Rather than do the time, Johnson skipped bail and fled the country, landing in Paris, where he would defend his heavyweight crown twice. In 1915, he lost the championship to Jess Willard in Havana, Cuba. Five years later, out of money and with his ring skills in decline, Johnson returned to the US to serve his sentence.
He died in 1946, in an America where the racial injustices that had defined his life had remained largely unchanged. By that time, there was a new Black heavyweight champion of the world, Joe Louis, who had been embraced by many white Americans because he carefully avoided the brashness and provocations that had defined Johnson’s career. (It also helped that he knocked out the German Max Schmeling in 1938, an alleged victory for “American democracy” over the Nazis’ “Aryan supremacy.”) At the beginning of his career, when Louis was just emerging as a contender during the Great Depression of the 1930s, the “Brown Bomber” had been told by his trainer, Jack Blackburn—himself a former contender who had been denied opportunities to compete for championships because of his race—that he must learn from Johnson’s mistakes. “You know, boy,” Blackburn told Louis, “the heavyweight division for a Negro is hardly likely. The white man ain’t too keen on it….If you really ain’t gonna be another Jack Johnson, you got some hope. White man hasn’t forgotten that fool nigger with his white women, acting like he owned the world.”

For decades after Johnson’s banishment from America, that was the bargain for the successful Black athlete: say the right things and you will be celebrated. But don’t get too comfortable, because at the end of the day, none of this is really yours.
In many ways, it would take a third Black heavyweight champion—Muhammad Ali—to challenge the respectability politics that confined Black athletes for much of the twentieth century. For his defiance of the American government, and his embrace of the Nation of Islam and Black Power, Ali was stripped of his title and nearly sent to prison. White America only learned to love him once the Parkinson’s syndrome that was the price of his glory in the ring took away his ability to speak.

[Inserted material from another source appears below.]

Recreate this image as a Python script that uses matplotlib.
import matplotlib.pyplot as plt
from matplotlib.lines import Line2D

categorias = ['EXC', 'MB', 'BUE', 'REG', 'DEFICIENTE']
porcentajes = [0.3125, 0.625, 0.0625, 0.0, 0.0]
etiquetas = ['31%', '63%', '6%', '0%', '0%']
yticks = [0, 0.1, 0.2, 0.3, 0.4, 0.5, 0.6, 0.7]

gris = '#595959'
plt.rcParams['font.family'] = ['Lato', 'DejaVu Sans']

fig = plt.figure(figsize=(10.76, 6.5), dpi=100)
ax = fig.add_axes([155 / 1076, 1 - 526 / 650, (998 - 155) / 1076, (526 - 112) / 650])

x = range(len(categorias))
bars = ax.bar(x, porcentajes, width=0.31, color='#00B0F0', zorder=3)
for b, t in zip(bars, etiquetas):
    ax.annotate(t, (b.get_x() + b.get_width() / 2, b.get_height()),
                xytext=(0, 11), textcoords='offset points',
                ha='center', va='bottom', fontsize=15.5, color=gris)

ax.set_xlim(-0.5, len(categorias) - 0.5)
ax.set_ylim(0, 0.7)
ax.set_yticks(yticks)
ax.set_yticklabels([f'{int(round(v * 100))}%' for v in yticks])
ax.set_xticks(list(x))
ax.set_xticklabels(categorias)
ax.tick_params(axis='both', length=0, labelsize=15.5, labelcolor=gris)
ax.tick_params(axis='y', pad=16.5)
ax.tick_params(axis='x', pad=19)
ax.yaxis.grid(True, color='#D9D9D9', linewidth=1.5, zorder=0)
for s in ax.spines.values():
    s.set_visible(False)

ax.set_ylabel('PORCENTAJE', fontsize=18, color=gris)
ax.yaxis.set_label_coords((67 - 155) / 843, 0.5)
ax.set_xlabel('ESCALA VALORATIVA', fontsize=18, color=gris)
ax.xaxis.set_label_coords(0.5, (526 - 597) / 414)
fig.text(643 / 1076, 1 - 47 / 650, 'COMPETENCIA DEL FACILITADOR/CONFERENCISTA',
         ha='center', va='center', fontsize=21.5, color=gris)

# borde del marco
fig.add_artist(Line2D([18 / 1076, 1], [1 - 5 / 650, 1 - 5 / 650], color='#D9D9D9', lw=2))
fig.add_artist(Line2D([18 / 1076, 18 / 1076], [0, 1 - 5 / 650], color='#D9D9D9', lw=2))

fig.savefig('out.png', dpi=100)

And now, today, we have the news that Johnson, who died more than 70 years ago, is now free, the blemish of his 1913 conviction expunged like a bad memory. Meanwhile, the man who has delivered this heavenly reprieve, Donald Trump, has described the protesting black athletes of today as “sons of bitches,” and has built his entire political career around the targeting of Muslims and Latinos as “foreigners” unfit for America, just as Jeffries regarded Johnson as a “foreigner” unfit for the heavyweight crown. Just yesterday, Trump declared that NFL players who kneel for the national anthem “shouldn’t be in the country.” These comments have landed within the context of government policies of mass deportation, carried out by ICE agents who have destroyed millions of families, even warehousing brown-skinned children in detention centers throughout the land. Trump’s policies show clearly that the Jack Johnsons of the world, and the millions of people who are similarly excluded from the national imagined community, are not a part of the country whose greatness he demands everyone celebrate. In Trump’s America, only the dead and the mute belong. Everything else is whitewash.